III. THE MAN WHAT HAS SEEN AFFLICTION HAS GAINED KNOWLEDGE OF SOME OF THE DEEPEST FACTS OF LIFE . We do not know life till we have felt pain. Buddha, while kept from all suffering in his palace, was ignorant of the world and of man. Suffering opens the eyes to the facts of life and breaks up many idle dreams. Mere show and pretence are then felt to be vain and mocking. True friends are discriminated from idle acquaintances. The value of inward things is discovered.

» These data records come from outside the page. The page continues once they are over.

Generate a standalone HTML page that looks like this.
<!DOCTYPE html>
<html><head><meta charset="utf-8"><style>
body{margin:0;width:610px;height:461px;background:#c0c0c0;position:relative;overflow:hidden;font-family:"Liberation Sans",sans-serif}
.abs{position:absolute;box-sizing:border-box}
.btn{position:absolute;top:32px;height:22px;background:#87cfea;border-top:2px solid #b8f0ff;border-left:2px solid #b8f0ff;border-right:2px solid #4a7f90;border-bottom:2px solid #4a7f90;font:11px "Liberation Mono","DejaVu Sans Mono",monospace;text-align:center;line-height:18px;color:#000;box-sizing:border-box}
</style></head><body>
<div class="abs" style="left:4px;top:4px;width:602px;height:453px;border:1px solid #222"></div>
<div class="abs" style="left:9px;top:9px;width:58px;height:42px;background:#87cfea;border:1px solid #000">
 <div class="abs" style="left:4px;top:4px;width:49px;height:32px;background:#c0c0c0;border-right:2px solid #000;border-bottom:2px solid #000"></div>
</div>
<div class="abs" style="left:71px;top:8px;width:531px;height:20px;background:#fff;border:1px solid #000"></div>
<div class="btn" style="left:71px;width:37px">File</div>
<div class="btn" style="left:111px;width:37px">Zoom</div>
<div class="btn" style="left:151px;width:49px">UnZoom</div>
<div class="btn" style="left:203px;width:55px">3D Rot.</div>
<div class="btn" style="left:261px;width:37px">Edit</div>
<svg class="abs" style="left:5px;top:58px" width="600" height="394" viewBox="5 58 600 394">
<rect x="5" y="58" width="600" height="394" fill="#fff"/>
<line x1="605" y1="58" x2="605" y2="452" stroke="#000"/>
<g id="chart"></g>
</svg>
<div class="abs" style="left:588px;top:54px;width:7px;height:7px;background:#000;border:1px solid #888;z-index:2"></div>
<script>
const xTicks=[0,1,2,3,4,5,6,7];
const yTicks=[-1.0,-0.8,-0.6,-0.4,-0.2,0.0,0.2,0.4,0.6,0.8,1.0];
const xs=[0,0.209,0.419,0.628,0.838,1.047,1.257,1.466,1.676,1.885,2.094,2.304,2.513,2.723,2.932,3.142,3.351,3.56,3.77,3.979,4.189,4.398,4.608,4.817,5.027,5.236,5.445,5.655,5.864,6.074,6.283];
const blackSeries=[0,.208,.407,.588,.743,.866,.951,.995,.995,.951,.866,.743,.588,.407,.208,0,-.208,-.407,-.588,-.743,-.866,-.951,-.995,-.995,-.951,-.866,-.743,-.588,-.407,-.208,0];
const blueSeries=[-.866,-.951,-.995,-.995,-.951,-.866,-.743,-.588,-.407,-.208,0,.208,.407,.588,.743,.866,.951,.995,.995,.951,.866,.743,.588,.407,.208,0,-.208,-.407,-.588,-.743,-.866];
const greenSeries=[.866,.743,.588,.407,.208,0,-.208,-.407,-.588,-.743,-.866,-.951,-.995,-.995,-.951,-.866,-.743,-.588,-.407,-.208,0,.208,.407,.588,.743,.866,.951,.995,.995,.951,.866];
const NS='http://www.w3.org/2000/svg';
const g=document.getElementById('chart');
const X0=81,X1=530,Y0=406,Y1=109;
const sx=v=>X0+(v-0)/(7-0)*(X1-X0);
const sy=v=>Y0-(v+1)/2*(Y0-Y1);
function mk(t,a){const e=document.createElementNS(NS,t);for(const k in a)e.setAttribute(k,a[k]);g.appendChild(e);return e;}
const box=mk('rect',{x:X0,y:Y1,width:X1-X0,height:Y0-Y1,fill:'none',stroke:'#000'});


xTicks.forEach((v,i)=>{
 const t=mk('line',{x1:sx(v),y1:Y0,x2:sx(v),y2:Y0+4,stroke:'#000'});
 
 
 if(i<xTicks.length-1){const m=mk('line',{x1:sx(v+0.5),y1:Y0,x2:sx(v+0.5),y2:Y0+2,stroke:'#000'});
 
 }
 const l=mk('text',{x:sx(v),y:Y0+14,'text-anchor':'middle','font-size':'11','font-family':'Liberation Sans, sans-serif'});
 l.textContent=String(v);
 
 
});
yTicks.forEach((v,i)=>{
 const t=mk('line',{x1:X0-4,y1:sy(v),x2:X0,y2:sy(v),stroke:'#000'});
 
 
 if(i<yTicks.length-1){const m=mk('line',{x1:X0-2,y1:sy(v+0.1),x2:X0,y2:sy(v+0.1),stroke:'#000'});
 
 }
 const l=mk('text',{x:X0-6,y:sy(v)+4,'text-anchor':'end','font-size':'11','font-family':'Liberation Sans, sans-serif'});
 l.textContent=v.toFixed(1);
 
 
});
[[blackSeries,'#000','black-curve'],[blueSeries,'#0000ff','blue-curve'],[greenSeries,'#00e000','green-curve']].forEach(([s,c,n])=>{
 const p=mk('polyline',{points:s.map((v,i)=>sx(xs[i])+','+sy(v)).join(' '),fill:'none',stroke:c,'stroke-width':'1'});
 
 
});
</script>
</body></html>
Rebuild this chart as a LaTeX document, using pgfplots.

III. THE MAN THAT HAS SEEN AFFLICTION HAS EXPERIENCED A VALUABLE DISCIPLINE . This is a useful "means of grace." It may be sent to punish sin and check the thoughtless sinner on his road to ruin. Or it may be to remind the careless Christian of his declension. Or it may be like the pruning of the fruitful branch, a stimulus to make the fruitful Christian more fruitful. Various ends may be served. But in all cases the suffering is meant for our good. Nevertheless, the enjoyment of the advantage aimed at in the providential arrangement depends on the use we make of our trouble. We may receive this grace in vain. If we harden our heart under it it wilt be useless to us. Such a result is doubly disappointing, for we do not escape the pain, yet we come out of the ordeal worse instead of better.

V. THE MAN THAT HAS SEEN AFFLICTION IS A TYPE OF CHRIST . Like "the Servant of the Eternal," in the latter part of "Isaiah," this unnamed sufferer of the Lamentations seems to foreshadow the unique distress of the Man of sorrows. Christ claims our attention by his suffering, and the more that he suffered for us. He did not simply imagine his distresses to be great. He never posed for pity. But never was sorrow like unto his sorrow. He entered deeply into human experience by his sufferings, and became a High Priest touched with the feeling of our infirmities. Made perfect by suffering, he gives to us the fruits of his cross and passion as more than a "means of grace"—as bread of life and blood of redemption.